Human Rights Watch (HRW) on Tuesday accused Israeli authorities of crimes against humanity, specifically that of apartheid and persecution, against the Palestinian people. The report finds that there is “an overarching Israeli government policy” working to maintain Israeli domination over Palestinians through land and demographical control as well as grave human rights abuses against Palestinians living in the occupied territory.
The 213-page report focuses on evaluating whether specific acts and policies of Israel amount to apartheid as understood in international law. It cites the International Convention on the Suppression and Punishment of the Crime of Apartheid of 1973 and the Rome Statute to the International Criminal Court (ICC) of 1998, which define apartheid as a crime against humanity comprising of three elements: intent to maintain domination by one racial group over another, a context of systematic oppression by the dominant group over the marginalized group, and inhumane acts.
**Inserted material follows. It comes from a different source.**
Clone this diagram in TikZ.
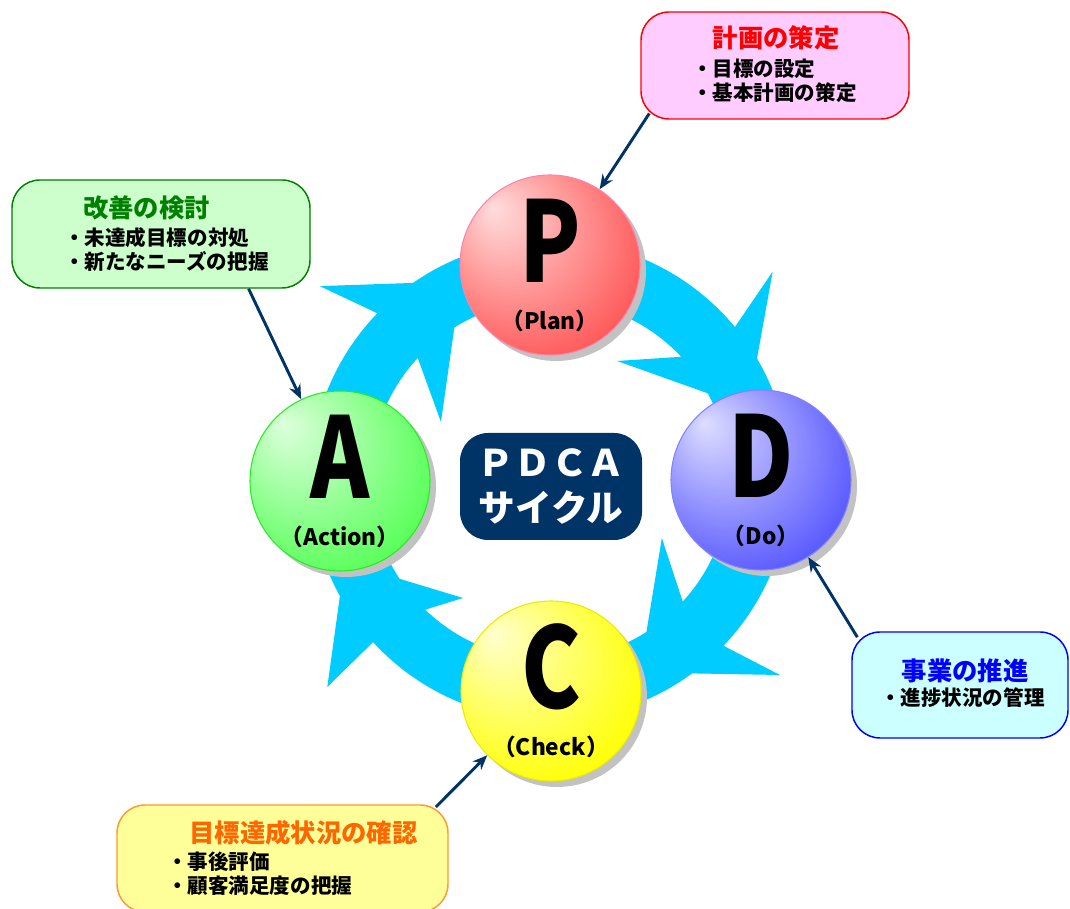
\documentclass[tikz,border=0pt]{standalone}
\usepackage{fontspec}
\setmainfont{Noto Sans CJK JP}
\newfontfamily\letterfont{Noto Sans CJK JP}[FakeStretch=0.8]
\usepackage{xcolor}
\usepackage{tikz}
\usetikzlibrary{arrows.meta,shadows}
\definecolor{Cring}{RGB}{0,204,255}
\definecolor{Cnavy}{RGB}{0,51,102}
\definecolor{Cp}{RGB}{255,85,85}
\definecolor{Cpl}{RGB}{255,130,170}
\definecolor{Cd}{RGB}{85,85,255}
\definecolor{Cdl}{RGB}{130,130,255}
\definecolor{Cc}{RGB}{255,255,0}
\definecolor{Ccl}{RGB}{235,235,0}
\definecolor{Ca}{RGB}{85,255,85}
\definecolor{Cal}{RGB}{40,235,40}
\definecolor{Cplanbg}{RGB}{255,204,255}
\definecolor{Cactbg}{RGB}{204,255,204}
\definecolor{Cactfg}{RGB}{0,128,0}
\definecolor{Cdobg}{RGB}{204,255,255}
\definecolor{Cchkbg}{RGB}{255,255,153}
\definecolor{Cchkln}{RGB}{255,153,51}
\definecolor{Cchkfg}{RGB}{255,102,0}
\colorlet{cball}{Cp}
\pgfdeclareradialshading[cball]{glossy}{\pgfqpoint{-16bp}{16bp}}{%
  color(0bp)=(cball!20!white); color(34bp)=(cball); color(50bp)=(cball)}

\begin{document}
\begin{tikzpicture}[x=0.75pt,y=0.75pt,
    stage/.style={circle,minimum size=135pt,inner sep=0pt,line width=0.8pt,shading=glossy,
      drop shadow={shadow xshift=4.5pt,shadow yshift=-4.5pt,fill=black!24,opacity=1}},
    stagecol/.code={\colorlet{cball}{#1}},
    bigletter/.style={inner sep=0pt,font=\letterfont\bfseries\fontsize{84}{84}\selectfont},
    stagelabel/.style={inner sep=0pt,font=\bfseries\fontsize{17}{17}\selectfont},
    notebox/.style={rounded corners=21pt,line width=1.1pt,inner sep=0pt},
    titletext/.style={inner sep=0pt,font=\bfseries\fontsize{19}{19}\selectfont},
    itemtext/.style={inner sep=0pt,anchor=west,align=left,font=\bfseries\fontsize{15.4}{18}\selectfont},
    pointer/.style={Cnavy,line width=2.2pt,-{Stealth[length=11pt,width=9pt]}}]
  \fill[white] (0,0) rectangle (1070,909);
  \useasboundingbox (0,0) rectangle (1070,909);

  % ring of four arrows
  \coordinate (hub) at (550,429);
  \begin{scope}[shift={(hub)}]
    \foreach \sA/\nO/\bO/\rO/\fO/\tA/\fI/\bI/\rI/\nI in {
        80/39.6/43.1/305/30.4/8/28.8/60.6/136.6/43.2,
        -10/-43.7/-40.3/301.5/-53.7/-82/-57.6/-27.4/126/-42.5,
        260/222.5/222.9/304/208.9/188/213.3/233.6/146.6/226.1,
        170/136/139.9/301/124.8/98/122.1/152/123.5/137.3}{
      \fill[Cring] (\sA:240) arc[start angle=\sA,end angle=\nO,radius=240]
        -- (\bO:\rO) -- (\fO:240) arc[start angle=\fO,end angle=\tA+10,radius=240]
        -- (\tA:210) -- (\tA+8:180) arc[start angle=\tA+8,end angle=\fI,radius=180]
        -- (\bI:\rI) -- (\nI:180) arc[start angle=\nI,end angle=\sA,radius=180] -- cycle;
    }
  \end{scope}

  % the four stages
  \node[stage,stagecol=Cp,draw=Cpl] (P) at (550,644) {};
  \node[stage,stagecol=Cd,draw=Cdl] (D) at (761,429) {};
  \node[stage,stagecol=Cc,draw=Ccl] (C) at (551,218) {};
  \node[stage,stagecol=Ca,draw=Cal] (A) at (340,428) {};
  \foreach \stage/\word in {P/（Plan）,D/（Do）,C/（Check）,A/（Action）}{
    \node[bigletter] (\stage-letter) at ([yshift=18pt]\stage.center) {\stage};
    \node[stagelabel] (\stage-word) at ([yshift=-42pt]\stage.center) {\word};
  }

  \node[notebox,fill=Cnavy,text=white,minimum width=136.5pt,minimum height=80.25pt,align=center,
    font=\bfseries\fontsize{27.5}{33.75}\selectfont] (pdca) at (551,422.5) {ＰＤＣＡ\\サイクル};

  % notes
  \node[notebox,draw=red,fill=Cplanbg,minimum width=201pt,minimum height=80.25pt] (planbox) at (775,843.5) {};
  \node[titletext,text=red] (plan-title) at (776,871) {計画の策定};
  \node[itemtext] (plan-items) at (692,828) {・目標の設定\\・基本計画の策定};

  \node[notebox,draw=Cactfg,fill=Cactbg,minimum width=223.5pt,minimum height=81pt] (actbox) at (161,675) {};
  \node[titletext,text=Cactfg] (act-title) at (146.5,701.5) {改善の検討};
  \node[itemtext] (act-items) at (64,659.5) {・未達成目標の対処\\・新たなニーズの把握};

  \node[notebox,draw=blue,fill=Cdobg,minimum width=162pt,minimum height=79.5pt] (dobox) at (960,224) {};
  \node[titletext,text=blue] (do-title) at (965,238) {事業の推進};
  \node[itemtext] (do-items) at (880,211) {・進捗状況の管理};

  \node[notebox,draw=Cchkln,fill=Cchkbg,minimum width=248.25pt,minimum height=80.25pt] (chkbox) at (282.5,50.5) {};
  \node[titletext,text=Cchkfg] (chk-title) at (303.5,76.5) {目標達成状況の確認};
  \node[itemtext] (chk-items) at (167,35) {・事後評価\\・顧客満足度の把握};

  % pointers to the stages
  \draw[pointer,shorten <=15pt] ([xshift=15pt,yshift=17.25pt]planbox.south west) -- (P);
  \draw[pointer] (actbox.328) -- (A);
  \draw[pointer,shorten <=15pt] ([xshift=12.4pt,yshift=-17.25pt]dobox.north west) -- (D);
  \draw[pointer,shorten <=15pt] ([xshift=-20.25pt,yshift=-12.75pt]chkbox.north east) -- (C);
\end{tikzpicture}
\end{document}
The report bases its findings on many years of human rights documentation, case studies, and review of government documents and official statements to compare “policies and practices” of the Israeli government towards Palestinians and Jewish Israeli living in the occupied territory.
Kenneth Roth, the executive director of HRW, said the denial of fundamental rights to millions of Palestinians, solely due to their identity as Palestinian and not Jewish, is a policy to privilege one community at the expense of another. He further stated:
This detailed study shows that Israeli authorities have already turned that corner and today are committing the crimes against humanity of apartheid and persecution. … While much of the world treats Israel’s half-century occupation as a temporary situation … the oppression of Palestinians there has reached a threshold and a permanence that meets the definitions of the crimes of apartheid and persecution. … Those who strive for Israeli-Palestinian peace … should in the meantime recognize this reality for what it is and bring to bear the sorts of human rights tools needed to end it.
HRW’s report follows the ICC’s March announcement of an investigation into alleged Israeli war crimes in Palestinian territories. The Israeli authorities have rejected the report’s findings, with Strategic Affairs Minister Michael Biton terming it as “distorted reality … part of its ongoing political and obsessive campaign against Israel in recent years.”